■ **Input rows**
---

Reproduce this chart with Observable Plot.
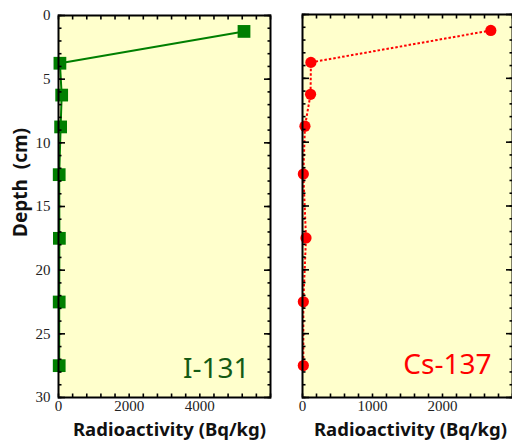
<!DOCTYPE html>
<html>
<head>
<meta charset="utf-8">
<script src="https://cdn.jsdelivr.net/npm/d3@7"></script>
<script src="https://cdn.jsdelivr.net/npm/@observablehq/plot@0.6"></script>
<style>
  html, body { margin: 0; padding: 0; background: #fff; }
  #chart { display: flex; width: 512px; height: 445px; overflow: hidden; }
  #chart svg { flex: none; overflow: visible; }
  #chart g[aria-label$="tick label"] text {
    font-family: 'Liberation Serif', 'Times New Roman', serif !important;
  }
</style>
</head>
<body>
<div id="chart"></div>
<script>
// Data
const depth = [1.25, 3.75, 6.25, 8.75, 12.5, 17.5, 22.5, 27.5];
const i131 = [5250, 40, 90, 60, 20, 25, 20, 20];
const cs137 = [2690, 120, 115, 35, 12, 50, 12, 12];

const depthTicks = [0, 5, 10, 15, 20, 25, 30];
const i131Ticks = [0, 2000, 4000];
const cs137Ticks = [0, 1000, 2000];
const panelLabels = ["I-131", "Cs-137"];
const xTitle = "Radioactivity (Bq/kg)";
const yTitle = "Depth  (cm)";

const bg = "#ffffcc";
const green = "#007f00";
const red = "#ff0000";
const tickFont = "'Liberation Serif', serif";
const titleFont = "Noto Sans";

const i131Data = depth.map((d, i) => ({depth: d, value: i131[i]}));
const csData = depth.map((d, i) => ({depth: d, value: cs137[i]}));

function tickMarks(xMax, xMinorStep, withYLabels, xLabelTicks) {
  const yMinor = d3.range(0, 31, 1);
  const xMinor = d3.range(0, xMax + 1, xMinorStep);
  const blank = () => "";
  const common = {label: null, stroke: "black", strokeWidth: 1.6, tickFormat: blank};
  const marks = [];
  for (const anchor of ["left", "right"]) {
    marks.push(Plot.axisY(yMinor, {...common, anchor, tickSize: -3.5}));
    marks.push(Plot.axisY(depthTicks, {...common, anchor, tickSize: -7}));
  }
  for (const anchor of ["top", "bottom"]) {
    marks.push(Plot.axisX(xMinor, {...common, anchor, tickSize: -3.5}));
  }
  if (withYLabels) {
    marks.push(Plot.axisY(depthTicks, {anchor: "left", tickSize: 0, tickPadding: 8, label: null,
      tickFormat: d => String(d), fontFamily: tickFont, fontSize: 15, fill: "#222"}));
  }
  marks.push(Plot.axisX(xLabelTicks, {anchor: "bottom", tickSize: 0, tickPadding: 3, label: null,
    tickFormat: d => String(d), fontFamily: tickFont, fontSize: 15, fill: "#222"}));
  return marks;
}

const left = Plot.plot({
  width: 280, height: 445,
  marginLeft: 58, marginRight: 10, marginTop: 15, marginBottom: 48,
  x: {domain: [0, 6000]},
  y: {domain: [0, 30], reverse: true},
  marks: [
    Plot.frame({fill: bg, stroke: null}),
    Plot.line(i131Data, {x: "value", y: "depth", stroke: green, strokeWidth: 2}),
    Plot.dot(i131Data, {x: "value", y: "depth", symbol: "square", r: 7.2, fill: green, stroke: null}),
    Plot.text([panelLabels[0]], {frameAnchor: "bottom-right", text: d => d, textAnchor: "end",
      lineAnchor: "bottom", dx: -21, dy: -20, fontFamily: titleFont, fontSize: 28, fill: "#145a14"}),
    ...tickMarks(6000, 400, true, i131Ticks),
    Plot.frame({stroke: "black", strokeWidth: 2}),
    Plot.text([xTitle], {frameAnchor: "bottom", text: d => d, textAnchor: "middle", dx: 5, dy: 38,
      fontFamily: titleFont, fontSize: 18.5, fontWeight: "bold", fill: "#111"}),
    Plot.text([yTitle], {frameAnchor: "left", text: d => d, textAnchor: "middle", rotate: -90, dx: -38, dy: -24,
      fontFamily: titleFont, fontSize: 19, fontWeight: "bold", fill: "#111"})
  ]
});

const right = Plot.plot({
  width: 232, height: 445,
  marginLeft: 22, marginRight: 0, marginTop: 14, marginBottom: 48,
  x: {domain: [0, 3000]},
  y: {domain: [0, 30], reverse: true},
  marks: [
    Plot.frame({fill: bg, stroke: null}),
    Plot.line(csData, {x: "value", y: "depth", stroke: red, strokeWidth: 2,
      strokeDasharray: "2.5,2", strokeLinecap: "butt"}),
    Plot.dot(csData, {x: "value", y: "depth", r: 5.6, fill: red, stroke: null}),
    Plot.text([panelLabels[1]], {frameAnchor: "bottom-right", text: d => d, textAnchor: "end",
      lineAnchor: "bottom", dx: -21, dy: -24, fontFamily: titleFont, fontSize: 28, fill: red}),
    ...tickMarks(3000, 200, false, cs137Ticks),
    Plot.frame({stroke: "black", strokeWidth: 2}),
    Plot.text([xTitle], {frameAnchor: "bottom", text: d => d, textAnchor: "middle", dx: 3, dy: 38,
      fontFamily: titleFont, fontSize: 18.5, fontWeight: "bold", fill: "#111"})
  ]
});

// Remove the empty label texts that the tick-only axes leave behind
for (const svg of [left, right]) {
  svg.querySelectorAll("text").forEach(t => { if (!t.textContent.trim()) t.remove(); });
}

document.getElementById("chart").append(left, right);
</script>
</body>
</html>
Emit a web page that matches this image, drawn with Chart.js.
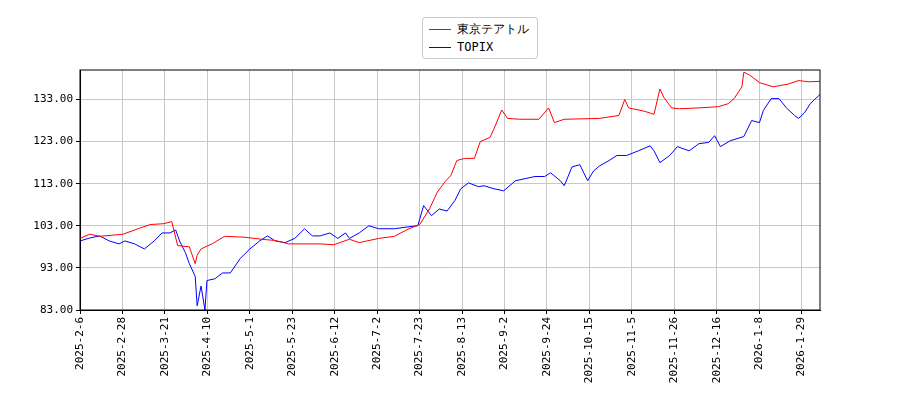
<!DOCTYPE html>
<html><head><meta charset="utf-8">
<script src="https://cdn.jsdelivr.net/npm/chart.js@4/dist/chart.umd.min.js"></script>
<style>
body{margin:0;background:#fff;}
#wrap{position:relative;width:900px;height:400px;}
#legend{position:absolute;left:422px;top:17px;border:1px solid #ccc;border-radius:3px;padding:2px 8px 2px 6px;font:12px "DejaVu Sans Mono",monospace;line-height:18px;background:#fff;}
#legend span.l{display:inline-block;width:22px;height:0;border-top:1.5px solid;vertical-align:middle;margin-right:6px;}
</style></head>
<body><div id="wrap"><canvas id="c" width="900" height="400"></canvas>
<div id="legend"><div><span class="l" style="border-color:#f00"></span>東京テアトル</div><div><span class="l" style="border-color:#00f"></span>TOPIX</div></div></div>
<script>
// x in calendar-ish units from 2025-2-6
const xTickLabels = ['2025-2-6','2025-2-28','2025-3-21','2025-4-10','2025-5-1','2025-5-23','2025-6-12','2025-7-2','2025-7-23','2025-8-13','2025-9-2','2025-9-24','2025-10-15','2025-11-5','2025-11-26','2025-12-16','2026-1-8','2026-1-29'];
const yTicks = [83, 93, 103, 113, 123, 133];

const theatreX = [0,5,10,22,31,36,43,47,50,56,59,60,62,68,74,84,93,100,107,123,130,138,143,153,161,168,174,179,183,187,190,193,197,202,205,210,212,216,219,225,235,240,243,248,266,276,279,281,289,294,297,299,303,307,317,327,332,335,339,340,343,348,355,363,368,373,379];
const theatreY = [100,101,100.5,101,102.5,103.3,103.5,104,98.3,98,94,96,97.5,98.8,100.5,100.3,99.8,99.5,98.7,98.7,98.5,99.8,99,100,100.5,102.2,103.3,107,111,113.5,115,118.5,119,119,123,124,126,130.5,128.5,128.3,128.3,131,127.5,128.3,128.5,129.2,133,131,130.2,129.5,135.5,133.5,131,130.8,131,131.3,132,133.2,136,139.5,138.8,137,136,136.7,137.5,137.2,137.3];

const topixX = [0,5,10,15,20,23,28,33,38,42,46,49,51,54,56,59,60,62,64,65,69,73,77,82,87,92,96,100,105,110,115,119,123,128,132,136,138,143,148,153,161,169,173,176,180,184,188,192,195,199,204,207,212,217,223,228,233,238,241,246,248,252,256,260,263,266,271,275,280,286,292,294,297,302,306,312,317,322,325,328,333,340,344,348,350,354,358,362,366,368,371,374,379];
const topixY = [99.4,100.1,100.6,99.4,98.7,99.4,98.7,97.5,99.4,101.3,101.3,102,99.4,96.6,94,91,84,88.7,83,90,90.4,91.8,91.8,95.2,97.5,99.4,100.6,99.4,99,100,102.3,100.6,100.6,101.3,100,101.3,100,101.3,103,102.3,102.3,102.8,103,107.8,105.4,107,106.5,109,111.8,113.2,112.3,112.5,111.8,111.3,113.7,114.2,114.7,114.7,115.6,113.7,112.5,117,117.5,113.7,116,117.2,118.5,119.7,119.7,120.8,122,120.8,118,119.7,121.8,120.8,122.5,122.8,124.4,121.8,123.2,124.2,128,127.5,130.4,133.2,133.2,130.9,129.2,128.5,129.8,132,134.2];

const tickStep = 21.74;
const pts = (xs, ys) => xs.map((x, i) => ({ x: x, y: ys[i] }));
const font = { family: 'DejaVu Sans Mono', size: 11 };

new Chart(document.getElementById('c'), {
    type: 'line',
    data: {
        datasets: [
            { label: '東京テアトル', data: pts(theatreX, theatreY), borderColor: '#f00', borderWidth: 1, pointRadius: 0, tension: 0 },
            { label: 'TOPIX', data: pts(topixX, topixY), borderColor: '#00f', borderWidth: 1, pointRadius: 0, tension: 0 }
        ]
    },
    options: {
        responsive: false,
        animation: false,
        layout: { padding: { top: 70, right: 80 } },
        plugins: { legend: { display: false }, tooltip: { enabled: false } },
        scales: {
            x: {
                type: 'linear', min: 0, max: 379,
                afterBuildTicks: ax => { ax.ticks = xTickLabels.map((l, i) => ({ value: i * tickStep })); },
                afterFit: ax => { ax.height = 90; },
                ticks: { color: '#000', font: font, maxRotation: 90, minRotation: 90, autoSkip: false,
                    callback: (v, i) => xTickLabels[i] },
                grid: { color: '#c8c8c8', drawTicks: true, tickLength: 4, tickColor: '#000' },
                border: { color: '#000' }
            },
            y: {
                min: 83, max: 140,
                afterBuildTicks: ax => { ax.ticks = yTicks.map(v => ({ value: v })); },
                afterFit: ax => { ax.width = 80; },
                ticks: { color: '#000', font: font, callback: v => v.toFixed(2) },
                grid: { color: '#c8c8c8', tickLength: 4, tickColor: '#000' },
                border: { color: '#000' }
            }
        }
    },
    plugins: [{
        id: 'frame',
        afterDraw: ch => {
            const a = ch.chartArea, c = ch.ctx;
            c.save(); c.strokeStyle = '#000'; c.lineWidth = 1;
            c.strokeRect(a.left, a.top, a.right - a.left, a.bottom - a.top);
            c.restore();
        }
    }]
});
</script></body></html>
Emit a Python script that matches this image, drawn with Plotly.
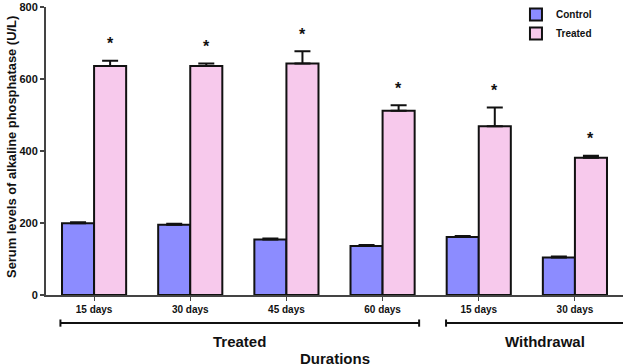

---

■ **What is required**
In the data above, please extract the lines from the first one through the line with "const csData = depth.map((d, i)", exactly, and keep pictures out.

■ **Output of the task**
Reproduce this chart with Observable Plot.
<!DOCTYPE html>
<html>
<head>
<meta charset="utf-8">
<script src="https://cdn.jsdelivr.net/npm/d3@7"></script>
<script src="https://cdn.jsdelivr.net/npm/@observablehq/plot@0.6"></script>
<style>
  html, body { margin: 0; padding: 0; background: #fff; }
  #chart { display: flex; width: 512px; height: 445px; overflow: hidden; }
  #chart svg { flex: none; overflow: visible; }
  #chart g[aria-label$="tick label"] text {
    font-family: 'Liberation Serif', 'Times New Roman', serif !important;
  }
</style>
</head>
<body>
<div id="chart"></div>
<script>
// Data
const depth = [1.25, 3.75, 6.25, 8.75, 12.5, 17.5, 22.5, 27.5];
const i131 = [5250, 40, 90, 60, 20, 25, 20, 20];
const cs137 = [2690, 120, 115, 35, 12, 50, 12, 12];

const depthTicks = [0, 5, 10, 15, 20, 25, 30];
const i131Ticks = [0, 2000, 4000];
const cs137Ticks = [0, 1000, 2000];
const panelLabels = ["I-131", "Cs-137"];
const xTitle = "Radioactivity (Bq/kg)";
const yTitle = "Depth  (cm)";

const bg = "#ffffcc";
const green = "#007f00";
const red = "#ff0000";
const tickFont = "'Liberation Serif', serif";
const titleFont = "Noto Sans";

const i131Data = depth.map((d, i) => ({depth: d, value: i131[i]}));
const csData = depth.map((d, i) => ({depth: d, value: cs137[i]}));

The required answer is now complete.